O basılan askeri birliğin komutanı inisiyatif kullanıp arasa başbakanı "Vur gitsin" emri alacaktı belli. Yapamamış, basireti bağlanmış işte...

KIYAKÇILIĞIN SONU AYAKÇILIKTIR

Sarı Öküz hikâyesindeki gibi önce bir paşa, sonra bir paşa daha, ardından topluca paşalar, olmadı albaylar, binbaşılar, teğmenler. Birer birer tutuklandı, ağır hapis cezalarına çarptırıldı.

Ordu'nun gıkı çıkmadı, çıkamadı.

Sonunda iktidarın huyuna suyuna göre bir komutan bulundu, rahata erildi.

Ama işte o da tıpkı "Kıyakçılığın sonu ayakçılıktır" deyişindeki duruma düşüverdi.

Askeri birlik basılmış, teröristin biri göndere tırmanıp o birliğin en kutsal emaneti bayrağı indirip yere fırlatmış, sonra da elini kolunu sallayarak dışarı çıkmış; iktidarın huyuna suyuna güvendiği Genelkurmay açıklama yapıyor:

"Çok öfkeliyiz, ama serinkanlılığımızı koruduk."

Yani maksat "aman açılıma bir zarar gelmesin."

Başbakan ne diyor; "Öyle komutan mı olur yaaaa, o bayrağı indireni ben mi gelip indirseydim yani?"

Ayakçılık durumuna böyle düşülüyor işte.

ATATÜRK'Ü UNUTAN MEDYAMIZ 3. HAVALİMANI'NA İSİM ARIYOR

Soru sormayı çoktaaaan unutmuş olan medyamız Başbakan'ın temelini attığı 3. Havalimanı'na henüz bir isim konulmamasına şaşırmış.

Başbakan'a soramıyorlar, haber yapmışlar; "Erdoğan isim söylemedi."

Sorsana kardeşim. Soramaz ki, sıkaaar.

Canımı sıkan şu; bu ne aymazlıktır ki medya 3. Havalimanı'na isim arıyor.

Yenisi yapılınca Atatürk Havalimanı ne olacak?

Bilmiyoruz. Muhtemelen şimdi birileri elde kalem kâğıt rantı hesaplıyordur.

Madem 3. Havalimanı Cumhuriyet'in zafer anıtı, o halde bu anıtın adı da tartışmasız Atatürk olmalı.

Ama yapmazlar, asıl amaç Atatürk'ün izini de adını da tamamen kazımak değil mi?

BİZ BİLİRİZ

Adam kahvede Başbakan'a saydırıyor da saydırıyor. Eh elbette bir "sayın muhbir vatandaş" var orada. Hemen arıyor polisi; "Adam" diyor, "Başbakan'a küfrediyor."

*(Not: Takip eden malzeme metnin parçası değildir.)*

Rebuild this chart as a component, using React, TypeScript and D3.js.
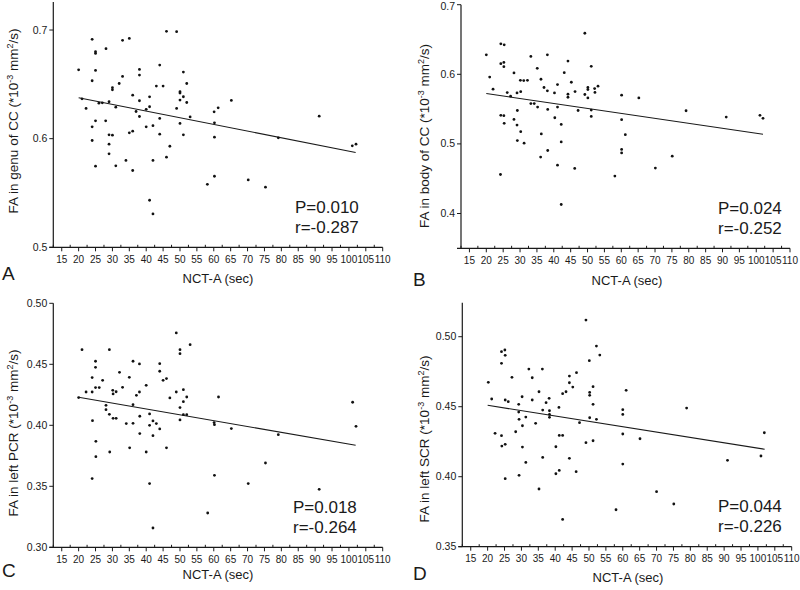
import React from "react";
import * as d3 from "d3";

// ---------- DATA ----------
const xTickValues = [15, 20, 25, 30, 35, 40, 45, 50, 55, 60, 65, 70, 75, 80, 85, 90, 95, 100, 105, 110];
const xDomain: [number, number] = [12.5, 110];
const xTitle = "NCT-A (sec)";

const pointsA: [number, number][] = [
  [20, 0.6634], [21, 0.6367], [22.2, 0.6278], [24, 0.6914], [24, 0.6533], [24, 0.6109], [24, 0.5983],
  [25, 0.680], [25, 0.6785], [25, 0.6628], [25, 0.6164], [25, 0.5747], [26, 0.6327], [27, 0.633],
  [28.1, 0.6828], [28, 0.6164], [29, 0.634], [29, 0.6035], [29, 0.5949], [29, 0.586], [30, 0.6469],
  [30, 0.645], [30, 0.6032], [31, 0.629], [31, 0.575], [32, 0.6508], [33, 0.6905], [33, 0.6573],
  [34, 0.580], [35, 0.6923], [35, 0.6054], [36, 0.640], [36, 0.6069], [36, 0.5707], [37, 0.625],
  [38, 0.6637], [38, 0.6585], [38, 0.6349], [38, 0.6204], [40, 0.6109], [40, 0.627], [41, 0.6385],
  [41, 0.6294], [41, 0.5433], [42, 0.612], [42, 0.580], [42, 0.5307], [43, 0.6484], [44, 0.6677],
  [44, 0.6186], [44, 0.6041], [45, 0.6484], [46, 0.6988], [46, 0.583], [47, 0.593], [49, 0.6985],
  [49, 0.6278], [50, 0.6432], [50, 0.642], [50, 0.6355], [50, 0.614], [51, 0.6613], [51, 0.6386],
  [51, 0.6035], [52, 0.6508], [52, 0.6333], [53, 0.620], [58.1, 0.558], [60.1, 0.6247], [61.3, 0.6284],
  [60.2, 0.6146], [60.2, 0.6014], [60.2, 0.5654], [65.2, 0.6352], [70.2, 0.562], [75.3, 0.5553],
  [79.1, 0.6008], [91.2, 0.6207], [101, 0.5934], [102.1, 0.5949],
];

const pointsB: [number, number][] = [
  [20, 0.628], [21, 0.596], [22, 0.5786], [24.3, 0.6438], [25.3, 0.6424], [24.3, 0.6152], [25.2, 0.617],
  [25.2, 0.611], [24.3, 0.541], [25.2, 0.5405], [25.3, 0.5295], [24.2, 0.456], [26.2, 0.5738],
  [27.2, 0.5686], [28.2, 0.602], [28.2, 0.5352], [29.1, 0.5733], [29.2, 0.548], [29.1, 0.527],
  [29.2, 0.5048], [30.1, 0.5914], [30.2, 0.575], [30.2, 0.5176], [31.1, 0.591], [31.2, 0.501],
  [32.2, 0.5914], [33.2, 0.6257], [33.2, 0.558], [34.2, 0.558], [35.2, 0.5529], [35.1, 0.6086],
  [36.2, 0.5929], [36.3, 0.5143], [36.1, 0.481], [37.1, 0.581], [38.1, 0.5762], [38.1, 0.628],
  [38.2, 0.5495], [38.2, 0.4905], [40.2, 0.5733], [40.3, 0.5376], [41.1, 0.5852], [41.1, 0.5529],
  [41.1, 0.4695], [42.2, 0.528], [42.2, 0.5029], [42.2, 0.4129], [43.1, 0.6024], [44.2, 0.619],
  [44.2, 0.5714], [44.2, 0.567], [45.2, 0.5886], [46.3, 0.5752], [46.2, 0.4648], [47.2, 0.548],
  [49.2, 0.659], [49.2, 0.571], [50.1, 0.581], [50.1, 0.578], [50.1, 0.566], [51.1, 0.6114],
  [51.1, 0.5486], [51.1, 0.5395], [52.1, 0.5795], [52.2, 0.574], [53.1, 0.583], [60.1, 0.570],
  [65.2, 0.566], [60.1, 0.5348], [61.2, 0.5133], [60.1, 0.492], [60.1, 0.4871], [58.1, 0.4538],
  [70.1, 0.4652], [75.1, 0.4824], [79.2, 0.5476], [91.1, 0.5386], [101.1, 0.541], [102, 0.5367],
];

const pointsC: [number, number][] = [
  [20, 0.4227], [21, 0.462], [22.2, 0.4273], [24, 0.4391], [24, 0.4273], [24.1, 0.4038], [24, 0.3563],
  [25, 0.4525], [25, 0.4475], [25, 0.4309], [25.1, 0.3869], [25.1, 0.3743], [26.1, 0.4309],
  [27.1, 0.4369], [28.1, 0.4164], [28.1, 0.4128], [29.1, 0.462], [29.1, 0.409], [29.2, 0.3781],
  [30.1, 0.4287], [30.2, 0.4257], [30.2, 0.4057], [31.1, 0.4275], [31.1, 0.4057], [32.1, 0.4434],
  [33, 0.4311], [34.1, 0.4014], [35, 0.4393], [35.1, 0.3815], [36.1, 0.4525], [36.1, 0.4169],
  [36.1, 0.4016], [37.1, 0.4246], [38, 0.4503], [38, 0.4273], [38.1, 0.4074], [38.1, 0.3932],
  [40, 0.4328], [40, 0.3781], [41, 0.4093], [41, 0.40], [41, 0.3522], [42, 0.4036], [42, 0.3915],
  [42, 0.3158], [43, 0.4014], [44, 0.4505], [44, 0.4443], [44, 0.397], [45, 0.4369], [46, 0.4383],
  [46, 0.3815], [47, 0.4224], [48.9, 0.4757], [48.9, 0.4273], [50, 0.462], [50, 0.4587], [50, 0.4145],
  [50, 0.4044], [51, 0.4292], [51, 0.4194], [51, 0.4087], [52, 0.4232], [52, 0.4087], [53, 0.4661],
  [61.4, 0.4232], [60.1, 0.4022], [60.2, 0.4005], [60.2, 0.359], [58.2, 0.3281], [65.2, 0.3973],
  [70.2, 0.3522], [75.3, 0.3691], [79.1, 0.3923], [91.2, 0.3475], [101.1, 0.4189], [102.1, 0.3992],
];

const pointsD: [number, number][] = [
  [20.2, 0.4674], [21.2, 0.4555], [22.2, 0.431], [24.1, 0.4893], [25.1, 0.4905], [25.2, 0.4867],
  [24.1, 0.481], [24.1, 0.4293], [24.2, 0.4219], [25.2, 0.4548], [25.2, 0.4231], [25.2, 0.3986],
  [26.1, 0.4536], [27.2, 0.471], [28.3, 0.4321], [29.2, 0.4517], [29.2, 0.4462], [29.3, 0.441],
  [29.3, 0.401], [30.2, 0.4571], [30.3, 0.4364], [30.3, 0.4212], [31.3, 0.4426], [31.3, 0.4102],
  [32.2, 0.4769], [33.2, 0.4707], [33.2, 0.4548], [34.2, 0.4381], [35.2, 0.4607], [35.2, 0.3912],
  [36.2, 0.4769], [36.3, 0.4476], [36.3, 0.4138], [37.3, 0.4529], [38.2, 0.456], [38.3, 0.4471],
  [38.3, 0.4445], [38.3, 0.4424], [40.2, 0.4214], [40.2, 0.4021], [41.1, 0.4495], [41.2, 0.4295],
  [41.2, 0.4045], [42.2, 0.4593], [42.2, 0.4295], [42.2, 0.3695], [43.2, 0.4607], [44.2, 0.4719],
  [44.2, 0.4671], [44.2, 0.4131], [45.2, 0.464], [46.3, 0.4743], [46.2, 0.4036], [47.2, 0.4386],
  [49.1, 0.5119], [49.1, 0.4243], [50.1, 0.4829], [50.2, 0.4602], [50.2, 0.4581], [50.2, 0.4421],
  [51.2, 0.4643], [51.2, 0.4517], [51.2, 0.4257], [52.2, 0.4933], [52.2, 0.441], [53.2, 0.4869],
  [61, 0.4617], [60, 0.4479], [60, 0.4445], [60, 0.4305], [60, 0.409], [65.1, 0.4271], [58, 0.3764],
  [70, 0.3893], [75.1, 0.3805], [78.9, 0.449], [91, 0.4117], [100.9, 0.4148], [101.9, 0.4314],
];

// regression line end points [x, y]
const fitA: [number, number][] = [[20, 0.6376], [102, 0.5873]];
const fitB: [number, number][] = [[20, 0.5724], [102, 0.5139]];
const fitC: [number, number][] = [[20, 0.4230], [102, 0.3836]];
const fitD: [number, number][] = [[20, 0.4510], [102, 0.4196]];

const yTicksA = [0.5, 0.6, 0.7];
const yTicksB = [0.4, 0.5, 0.6, 0.7];
const yTicksC = [0.30, 0.35, 0.40, 0.45, 0.50];
const yTicksD = [0.35, 0.40, 0.45, 0.50];

const regionA = "genu of CC";
const regionB = "body of CC";
const regionC = "left PCR";
const regionD = "left SCR";

const statsA = ["P=0.010", "r=-0.287"];
const statsB = ["P=0.024", "r=-0.252"];
const statsC = ["P=0.018", "r=-0.264"];
const statsD = ["P=0.044", "r=-0.226"];

// ---------- LAYOUT ----------
type Panel = {
  letter: string;
  points: [number, number][];
  fit: [number, number][];
  yTicks: number[];
  yFmt: string;
  yDomain: [number, number];
  region: string;
  stats: string[];
  x0: number; x1: number; yb: number; yt: number;
  letterPos: [number, number];
  yTitlePos: [number, number];
  xTitlePos: [number, number];
  statPos: [number, number];
};

const panels: Panel[] = [
  { letter: "A", points: pointsA, fit: fitA, yTicks: yTicksA, yFmt: ".1f", yDomain: [0.5, 0.7258], region: regionA, stats: statsA,
    x0: 53.3, x1: 382.7, yb: 247.3, yt: 2, letterPos: [2, 280], yTitlePos: [18, 121], xTitlePos: [218, 283], statPos: [295, 213] },
  { letter: "B", points: pointsB, fit: fitB, yTicks: yTicksB, yFmt: ".1f", yDomain: [0.35, 0.7], region: regionB, stats: statsB,
    x0: 461, x1: 790, yb: 248.3, yt: 4.7, letterPos: [413, 286], yTitlePos: [429, 136], xTitlePos: [627, 285], statPos: [718, 214] },
  { letter: "C", points: pointsC, fit: fitC, yTicks: yTicksC, yFmt: ".2f", yDomain: [0.3, 0.5], region: regionC, stats: statsC,
    x0: 53.3, x1: 382.7, yb: 547.3, yt: 303.3, letterPos: [2, 577], yTitlePos: [18, 433], xTitlePos: [218, 579], statPos: [293, 513] },
  { letter: "D", points: pointsD, fit: fitD, yTicks: yTicksD, yFmt: ".2f", yDomain: [0.35, 0.5243], region: regionD, stats: statsD,
    x0: 462.3, x1: 791.7, yb: 546.7, yt: 302.7, letterPos: [413, 580], yTitlePos: [429, 439], xTitlePos: [628, 582], statPos: [718, 512] },
];

const FONT = "'Liberation Sans', Arial, Helvetica, sans-serif";
const INK = "#1a1a1a";

function PanelView({ p }: { p: Panel }) {
  const x = d3.scaleLinear().domain(xDomain).range([p.x0, p.x1]);
  const y = d3.scaleLinear().domain(p.yDomain).range([p.yb, p.yt]);
  const minor = d3.range(xDomain[0], xDomain[1] + 0.001, 2.5).filter((v) => v % 5 !== 0);
  const fmt = d3.format(p.yFmt);
  const line = d3.line<[number, number]>().x((d) => x(d[0])).y((d) => y(d[1]));
  return (
    <g>
      {/* axes */}
      <line x1={p.x0} x2={p.x0} y1={p.yt} y2={p.yb} stroke={INK} strokeWidth={1.2} />
      <line x1={p.x0 - 4} x2={p.x1} y1={p.yb} y2={p.yb} stroke={INK} strokeWidth={1.2} />
      {p.yTicks.map((t) => (
        <g key={"yt" + t}>
          <line x1={p.x0 - 4} x2={p.x0} y1={y(t)} y2={y(t)} stroke={INK} strokeWidth={1} />
          <text x={p.x0 - 6} y={Math.max(y(t) + 3.5, 10)} textAnchor="end" fontSize={10.5} fill={INK}>{fmt(t)}</text>
        </g>
      ))}
      {xTickValues.map((t) => (
        <g key={"xt" + t}>
          <line x1={x(t)} x2={x(t)} y1={p.yb} y2={p.yb + 4} stroke={INK} strokeWidth={1} />
          <text x={x(t)} y={p.yb + 15.5} textAnchor="middle" fontSize={10} fill={INK}>{t}</text>
        </g>
      ))}
      {minor.map((t) => (
        <line key={"mt" + t} x1={x(t)} x2={x(t)} y1={p.yb} y2={p.yb - 2.5} stroke={INK} strokeWidth={1} />
      ))}
      {/* fit */}
      <path d={line(p.fit) || ""} stroke={INK} strokeWidth={1.1} fill="none" />
      {/* points */}
      {p.points.map((d, i) => (
        <circle key={i} cx={x(d[0])} cy={y(d[1])} r={1.4} fill="#111" />
      ))}
      {/* titles */}
      <text x={p.xTitlePos[0]} y={p.xTitlePos[1]} textAnchor="middle" fontSize={13} fill={INK}>{xTitle}</text>
      <text transform={`translate(${p.yTitlePos[0]},${p.yTitlePos[1]}) rotate(-90)`} textAnchor="middle" fontSize={13.5} fill={INK}>
        {"FA in " + p.region + " (*10"}
        <tspan fontSize={9} dy={-5}>-3</tspan>
        <tspan dy={5}>{" mm"}</tspan>
        <tspan fontSize={9} dy={-5}>2</tspan>
        <tspan dy={5}>{"/s)"}</tspan>
      </text>
      <text x={p.statPos[0]} y={p.statPos[1]} fontSize={17} fill={INK}>{p.stats[0]}</text>
      <text x={p.statPos[0]} y={p.statPos[1] + 20} fontSize={17} fill={INK}>{p.stats[1]}</text>
      <text x={p.letterPos[0]} y={p.letterPos[1]} fontSize={19} fill={INK}>{p.letter}</text>
    </g>
  );
}

export default function App() {
  return (
    <svg
      width={800}
      height={590}
      viewBox="0 0 800 590"
      style={{ position: "absolute", left: 0, top: 0, background: "#fff", fontFamily: FONT }}
    >
      <rect x={0} y={0} width={800} height={590} fill="#fff" />
      {panels.map((p) => (
        <PanelView key={p.letter} p={p} />
      ))}
    </svg>
  );
}
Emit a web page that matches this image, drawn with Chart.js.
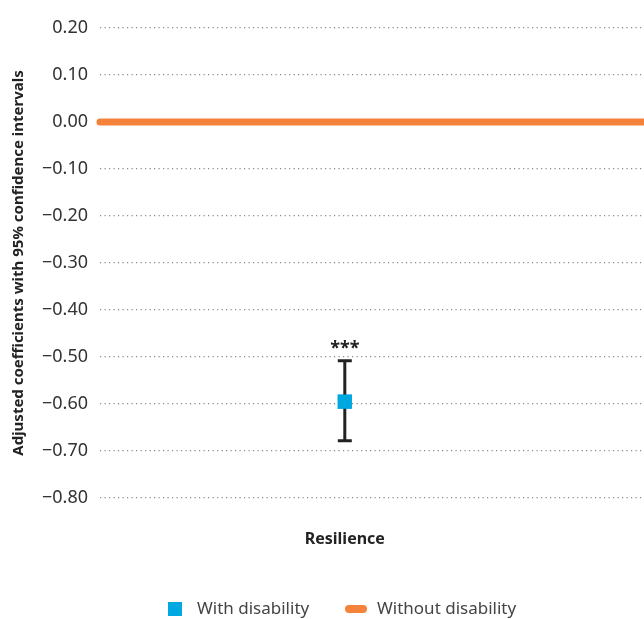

Polis geliyor hemen, adam yaka paça doğru karakola.

Yaptığını anlayan adam başlıyor kendini savunmaya. "Yahu nereden çıkardınız bizim başbakana küfrettiğimi, ben şu komşu ülke var ya onun başbakanına saydırıyordum" diyor.

Polis kelepçesini biraz daha sıkarken adamın kulağına fısıldıyor; "Haydi len, kimi kandırıyorsun, biz hangi ülkenin başbakanına küfredileceğini bilmez miyiz?"